If you want the best plate, buy a piece of 3/8" lexan and make your own.
Harbor Freight has a plate for $20. I haven't heard anyone complain about it sagging. I have a Rousseau plate, and the template for it. $60 or so for both and I can make router tables all day for it.
It isn't rocket science. Buy/make a plate and use it.


----------



## gazippoman (Feb 13, 2009)

AxlMyk said:


> If you want the best plate, buy a piece of 3/8" lexan and make your own.
> Harbor Freight has a plate for $20. I haven't heard anyone complain about it sagging. I have a Rousseau plate, and the template for it. $60 or so for both and I can make router tables all day for it.
> It isn't rocket science. Buy/make a plate and use it.


I'm also a "newbie" getting ready to make his first router cabinet. I've got a Craftsman 17543. And while it's not rocket science, deciding whether to spend $20 or $70 DOES make a difference to me, since I'm not rolling in money.

Living near Atlanta, I have a HF, Rockler, Woodcraft and Peachtree USA store near me. They all have different products with different prices. My HF didn't have the insert, said I'd have to buy it online. Add shipping, and I'm better off buying the $30 PTreeUSA one locally.

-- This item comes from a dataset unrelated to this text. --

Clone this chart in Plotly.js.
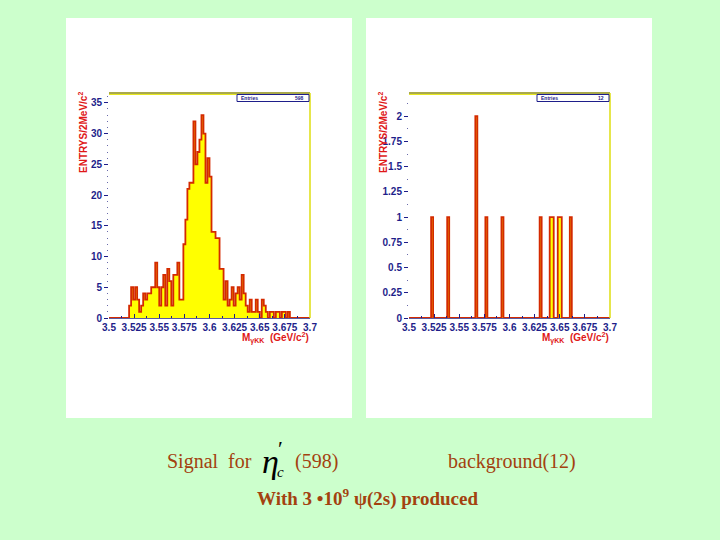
<!DOCTYPE html>
<html><head><meta charset="utf-8">
<script src="https://cdn.plot.ly/plotly-3.0.1.min.js"></script>
<style>html,body{margin:0;padding:0;background:#ccffcc;}#chart{width:720px;height:540px;}</style>
</head><body><div id="chart"></div>
<script>
// Binning: 100 bins of 2 MeV from 3.5 to 3.7 GeV/c^2
const binStart = 3.5;
const binWidth = 0.002;
// Signal histogram counts (598 entries)
const signalCounts = [
  0,0,0,0,0,0,0,0,0,0,
  2,5,3,5,3,1,2,4,3,4,
  4,5,5,9,5,2,5,7,2,8,
  6,2,7,7,9,3,3,12,16,21,
  22,22,32,25,27,29,33,30,22,26,
  23,14,14,13,13,8,8,3,6,2,
  3,5,2,4,5,3,7,4,2,1,
  3,1,1,3,1,0,3,2,1,0,
  1,1,0,1,1,0,1,1,0,1,
  0,0,0,0,0,0,0,0,0,0
];
// Background histogram counts (12 entries)
const backgroundCounts = [
  0,0,0,0,0,0,0,0,0,0,
  0,1,0,0,0,0,0,0,0,1,
  0,0,0,0,0,0,0,0,0,0,
  0,0,0,2,0,0,0,0,1,0,
  0,0,0,0,0,0,1,0,0,0,
  0,0,0,0,0,0,0,0,0,0,
  0,0,0,0,0,1,0,0,0,0,
  1,1,0,0,1,1,0,0,0,0,
  1,0,0,0,0,0,0,0,0,0,
  0,0,0,0,0,0,0,0,0,0
];
const xTickVals = [3.5,3.525,3.55,3.575,3.6,3.625,3.65,3.675,3.7];
const xTickLabels = ["3.5","3.525","3.55","3.575","3.6","3.625","3.65","3.675","3.7"];
const ySignalTicks = [0,5,10,15,20,25,30,35];
const yBgTicks = [0,0.25,0.5,0.75,1,1.25,1.5,1.75,2];
const yBgLabels = ["0","0.25","0.5","0.75","1","1.25","1.5","1.75","2"];
const signalEntries = "598";
const backgroundEntries = "12";

function stepTrace(counts, xa, ya) {
  const xs = [], ys = [];
  for (let i = 0; i < counts.length; i++) { xs.push(binStart + i * binWidth); ys.push(counts[i]); }
  xs.push(binStart + counts.length * binWidth); ys.push(counts[counts.length - 1]);
  return {x: xs, y: ys, type: 'scatter', mode: 'lines', line: {shape: 'hv', color: '#d42a00', width: 1.8},
    fill: 'tozeroy', fillcolor: '#ffff00', xaxis: xa, yaxis: ya, hoverinfo: 'skip', showlegend: false};
}

const W = 720, H = 540;
const px = v => v / W, py = v => 1 - v / H;
const navy = '#1e1e8a';
const tickFont = {family: 'Liberation Sans, Arial, sans-serif', size: 10, color: navy, weight: 700};
const red = '#e01818';
const brown = '#a3420f';

function xAxis(d0, d1, anchor) {
  return {domain: [px(d0), px(d1)], range: [3.5, 3.7], anchor: anchor, tickmode: 'array', tickvals: xTickVals, ticktext: xTickLabels,
    ticks: 'inside', ticklen: 4, tickcolor: navy, tickfont: tickFont, showgrid: false, zeroline: false,
    showline: true, linecolor: '#5a5aa0', linewidth: 1, layer: 'above traces', fixedrange: true,
    minor: {dtick: 0.0125, ticks: 'inside', ticklen: 2, tickcolor: navy}};
}
function yAxis(rng, tv, tt, minorD, anchor) {
  return {domain: [py(318), py(93)], range: rng, anchor: anchor, tickmode: 'array', tickvals: tv, ticktext: tt,
    ticks: 'outside', ticklen: 4, tickcolor: navy, tickfont: tickFont, showgrid: false, zeroline: false,
    showline: false, layer: 'above traces', fixedrange: true,
    minor: {dtick: minorD, ticks: 'outside', ticklen: 1, tickcolor: '#6a6aaa'}};
}

const traces = [stepTrace(signalCounts, 'x', 'y'), stepTrace(backgroundCounts, 'x2', 'y2')];

const shapes = [];
const annotations = [];
[[66, 352], [366, 652]].forEach(p => {
  shapes.push({type: 'rect', xref: 'paper', yref: 'paper', x0: px(p[0]), x1: px(p[1]), y0: py(418), y1: py(18),
    fillcolor: '#ffffff', line: {width: 0}, layer: 'below'});
});
[[109, 310, signalEntries], [409, 610, backgroundEntries]].forEach(p => {
  // frame top & right
  shapes.push({type: 'line', xref: 'paper', yref: 'paper', x0: px(p[0]), x1: px(p[1]), y0: py(93), y1: py(93), line: {color: '#8c8c10', width: 1.5}});
  shapes.push({type: 'line', xref: 'paper', yref: 'paper', x0: px(p[0]), x1: px(p[1]), y0: py(94.5), y1: py(94.5), line: {color: '#e8e820', width: 1}});
  shapes.push({type: 'line', xref: 'paper', yref: 'paper', x0: px(p[1]), x1: px(p[1]), y0: py(318), y1: py(93), line: {color: '#dede10', width: 1.5}});
  // stats box
  shapes.push({type: 'rect', xref: 'paper', yref: 'paper', x0: px(p[1] - 73), x1: px(p[1] - 1), y0: py(101.5), y1: py(94.5),
    fillcolor: '#ffffff', line: {color: navy, width: 1}});
  annotations.push({xref: 'paper', yref: 'paper', x: px(p[1] - 71), y: py(98), xanchor: 'left', yanchor: 'middle', showarrow: false,
    text: 'Entries', font: {family: 'Liberation Sans, Arial', size: 5, color: navy, weight: 700}});
  annotations.push({xref: 'paper', yref: 'paper', x: px(p[1] - 4), y: py(98), xanchor: 'right', yanchor: 'middle', showarrow: false,
    text: p[2], font: {family: 'Liberation Sans, Arial', size: 5, color: navy, weight: 700}});
  // y title
  annotations.push({xref: 'paper', yref: 'paper', x: px(p[0] - 26), y: py(133), xanchor: 'center', yanchor: 'middle', showarrow: false,
    textangle: -90, text: 'ENTRYS/2MeV/c<sup>2</sup>', font: {family: 'Liberation Sans, Arial', size: 10, color: red, weight: 700}});
  // x title
  annotations.push({xref: 'paper', yref: 'paper', x: px(p[1] + 1), y: py(337.5), xanchor: 'right', yanchor: 'middle', showarrow: false,
    text: 'M<sub>γKK</sub>  (GeV/c<sup>2</sup>)', font: {family: 'Liberation Sans, Arial', size: 10, color: red, weight: 700}});
});

const serif = 'Liberation Serif, Times New Roman, serif';
annotations.push({xref: 'paper', yref: 'paper', x: px(165), y: py(461), xanchor: 'left', yanchor: 'middle', showarrow: false,
  text: 'Signal  for', font: {family: serif, size: 20, color: brown}});
annotations.push({xref: 'paper', yref: 'paper', x: px(270), y: py(461), xanchor: 'center', yanchor: 'middle', showarrow: false,
  text: '<i>η</i>', font: {family: serif, size: 34, color: '#000000'}});
annotations.push({xref: 'paper', yref: 'paper', x: px(280), y: py(448), xanchor: 'center', yanchor: 'middle', showarrow: false,
  text: '′', font: {family: serif, size: 22, color: '#000000'}});
annotations.push({xref: 'paper', yref: 'paper', x: px(280), y: py(472), xanchor: 'center', yanchor: 'middle', showarrow: false,
  text: '<i>c</i>', font: {family: serif, size: 15, color: '#000000'}});
annotations.push({xref: 'paper', yref: 'paper', x: px(293), y: py(461), xanchor: 'left', yanchor: 'middle', showarrow: false,
  text: '(' + signalEntries + ')', font: {family: serif, size: 20, color: brown}});
annotations.push({xref: 'paper', yref: 'paper', x: px(446), y: py(461), xanchor: 'left', yanchor: 'middle', showarrow: false,
  text: 'background(' + backgroundEntries + ')', font: {family: serif, size: 20, color: brown}});
annotations.push({xref: 'paper', yref: 'paper', x: px(255), y: py(497), xanchor: 'left', yanchor: 'middle', showarrow: false,
  text: 'With 3 •10<sup>9</sup> ψ(2s) produced', font: {family: serif, size: 19, color: brown, weight: 700}});

const layout = {
  width: W, height: H, margin: {l: 0, r: 0, t: 0, b: 0}, paper_bgcolor: '#ccffcc', plot_bgcolor: 'rgba(0,0,0,0)',
  showlegend: false,
  xaxis: xAxis(109, 310, 'y'),
  yaxis: yAxis([0, 36.6], ySignalTicks, ySignalTicks.map(String), 1, 'x'),
  xaxis2: xAxis(409, 610, 'y2'),
  yaxis2: yAxis([0, 2.23], yBgTicks, yBgLabels, 0.125, 'x2'),
  shapes: shapes, annotations: annotations
};
Plotly.newPlot('chart', traces, layout, {displayModeBar: false, staticPlot: true});
</script></body></html>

What I can't understand, are ANY of the ones available pre-drilled for MY router?
Thanks
Bill


----------



## Ghidrah (Oct 21, 2008)

Levon,
OK big time sorry! I totally missed the mention of and or relevance to base plate costs and materials via push block, jig quality and end results. 
What push block are you making? 

I'm currently, albeit slowly in the beginning stages of making wifey a new jewelry box, (old one is like 25yrs old. It'll require a couple new jigs and a different type, (for me) "A jig within a jig?¿". A jig that holds small inlay or any kind of template. I have some inlay and relief routing to do on the box. I've never done such small inlay and relief before, I may try the Lam router although I'm wondering if it'll be stabile enough for cutting through oak.

Greeneyed Eagle,
I don't know what the Bench dog base plate and the inserts cost by themselves, they came with the lift. If the lift had been offered with plate options, (phenolic/metal) I probably would have chosen the phenolic plate because it would have cut purchase costs.
I've cut the holes in 5 blank stock plates for hand held and table, even though they all fit, there's nothing like factory machined in my book.


----------



## levon (Sep 14, 2008)

hi Ronald,

im going to be making bobj's deluxe push block or my attempt at it. i started on it , messed up the handle and then decided to change some sizes.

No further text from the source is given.